EXERCISE OBJECTIVE: Look through the listing for the word "React". Copy each line that has it.

○ ○ ○ ○ ○ ○ ○

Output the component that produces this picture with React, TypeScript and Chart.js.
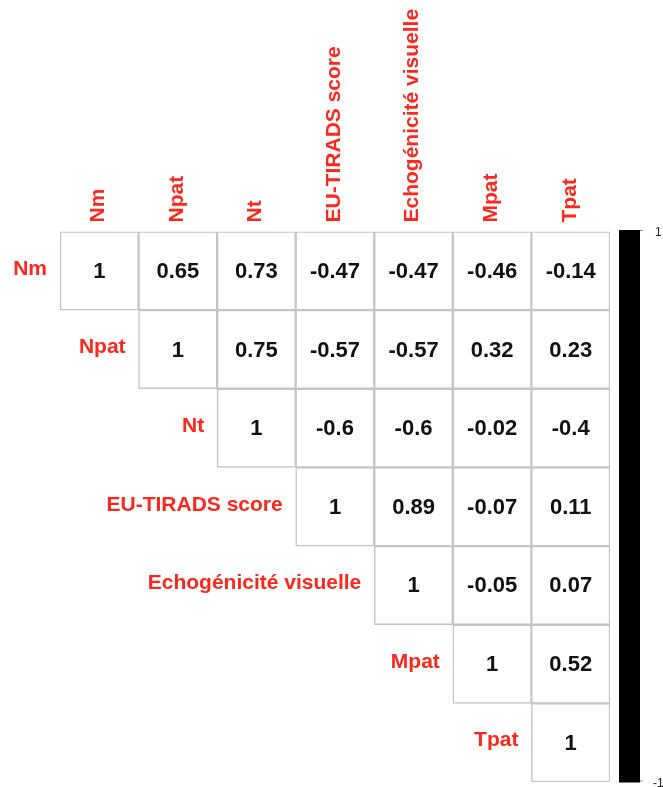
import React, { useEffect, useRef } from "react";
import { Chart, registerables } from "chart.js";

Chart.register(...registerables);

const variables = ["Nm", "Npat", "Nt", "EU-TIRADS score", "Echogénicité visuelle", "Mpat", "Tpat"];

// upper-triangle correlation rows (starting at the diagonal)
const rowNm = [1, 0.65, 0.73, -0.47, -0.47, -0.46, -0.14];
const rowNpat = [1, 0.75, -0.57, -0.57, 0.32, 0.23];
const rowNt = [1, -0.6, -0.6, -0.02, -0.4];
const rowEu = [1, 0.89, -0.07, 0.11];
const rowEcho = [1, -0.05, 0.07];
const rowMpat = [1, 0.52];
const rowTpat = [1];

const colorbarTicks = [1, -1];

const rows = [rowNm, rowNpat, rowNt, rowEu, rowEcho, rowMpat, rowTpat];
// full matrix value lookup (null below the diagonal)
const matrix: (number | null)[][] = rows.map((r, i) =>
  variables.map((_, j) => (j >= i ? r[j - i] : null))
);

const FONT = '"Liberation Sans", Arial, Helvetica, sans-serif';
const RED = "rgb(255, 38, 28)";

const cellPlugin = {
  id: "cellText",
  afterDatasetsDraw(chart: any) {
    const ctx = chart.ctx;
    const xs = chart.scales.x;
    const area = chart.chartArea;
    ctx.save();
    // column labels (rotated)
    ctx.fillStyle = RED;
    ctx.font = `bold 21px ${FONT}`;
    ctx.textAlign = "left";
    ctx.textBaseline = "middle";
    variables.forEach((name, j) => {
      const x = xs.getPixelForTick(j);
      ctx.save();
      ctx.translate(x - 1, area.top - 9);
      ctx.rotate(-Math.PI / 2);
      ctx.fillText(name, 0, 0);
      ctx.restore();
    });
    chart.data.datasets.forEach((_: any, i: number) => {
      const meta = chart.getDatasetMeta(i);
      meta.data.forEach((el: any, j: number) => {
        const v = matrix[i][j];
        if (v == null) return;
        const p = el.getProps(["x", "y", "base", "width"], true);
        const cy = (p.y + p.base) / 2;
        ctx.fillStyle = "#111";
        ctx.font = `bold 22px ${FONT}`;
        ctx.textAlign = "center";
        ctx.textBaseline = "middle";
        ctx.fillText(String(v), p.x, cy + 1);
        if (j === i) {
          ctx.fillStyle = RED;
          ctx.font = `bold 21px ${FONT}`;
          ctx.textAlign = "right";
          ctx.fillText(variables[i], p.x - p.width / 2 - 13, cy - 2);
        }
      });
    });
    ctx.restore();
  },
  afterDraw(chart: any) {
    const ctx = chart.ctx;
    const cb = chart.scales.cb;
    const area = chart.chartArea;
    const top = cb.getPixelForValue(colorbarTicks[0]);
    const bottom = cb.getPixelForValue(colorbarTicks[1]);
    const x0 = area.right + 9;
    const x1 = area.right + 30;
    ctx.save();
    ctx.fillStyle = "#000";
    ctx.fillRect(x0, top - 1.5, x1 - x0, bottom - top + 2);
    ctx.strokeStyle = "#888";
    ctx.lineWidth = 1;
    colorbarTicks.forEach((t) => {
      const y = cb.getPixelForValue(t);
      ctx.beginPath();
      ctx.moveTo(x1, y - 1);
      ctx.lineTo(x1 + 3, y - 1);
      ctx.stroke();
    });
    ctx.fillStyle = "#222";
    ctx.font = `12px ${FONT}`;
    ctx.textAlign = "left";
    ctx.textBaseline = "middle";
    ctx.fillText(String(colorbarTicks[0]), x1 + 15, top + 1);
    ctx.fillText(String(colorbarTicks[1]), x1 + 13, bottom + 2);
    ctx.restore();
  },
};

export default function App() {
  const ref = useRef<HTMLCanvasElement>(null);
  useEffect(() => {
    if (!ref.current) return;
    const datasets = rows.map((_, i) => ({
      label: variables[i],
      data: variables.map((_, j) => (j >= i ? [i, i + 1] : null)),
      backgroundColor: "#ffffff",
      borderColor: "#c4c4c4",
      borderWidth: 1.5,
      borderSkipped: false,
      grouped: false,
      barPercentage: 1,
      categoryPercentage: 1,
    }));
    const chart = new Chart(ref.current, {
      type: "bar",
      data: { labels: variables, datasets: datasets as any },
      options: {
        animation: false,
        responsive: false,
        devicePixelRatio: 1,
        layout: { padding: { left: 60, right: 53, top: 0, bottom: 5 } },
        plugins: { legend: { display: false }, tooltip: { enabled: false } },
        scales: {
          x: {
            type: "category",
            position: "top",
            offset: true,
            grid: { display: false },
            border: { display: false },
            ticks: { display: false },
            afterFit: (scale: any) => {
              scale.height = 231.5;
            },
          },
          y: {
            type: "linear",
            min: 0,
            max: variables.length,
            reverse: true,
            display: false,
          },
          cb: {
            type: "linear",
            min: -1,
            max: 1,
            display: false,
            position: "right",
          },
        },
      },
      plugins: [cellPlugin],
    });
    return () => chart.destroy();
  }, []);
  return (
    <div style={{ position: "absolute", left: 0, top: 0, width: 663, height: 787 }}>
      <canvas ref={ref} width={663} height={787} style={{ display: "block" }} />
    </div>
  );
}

○ ○ ○ ○ ○ ○ ○

THE ANSWER:
Output the component that produces this picture with React, TypeScript and Chart.js.
import React, { useEffect, useRef } from "react";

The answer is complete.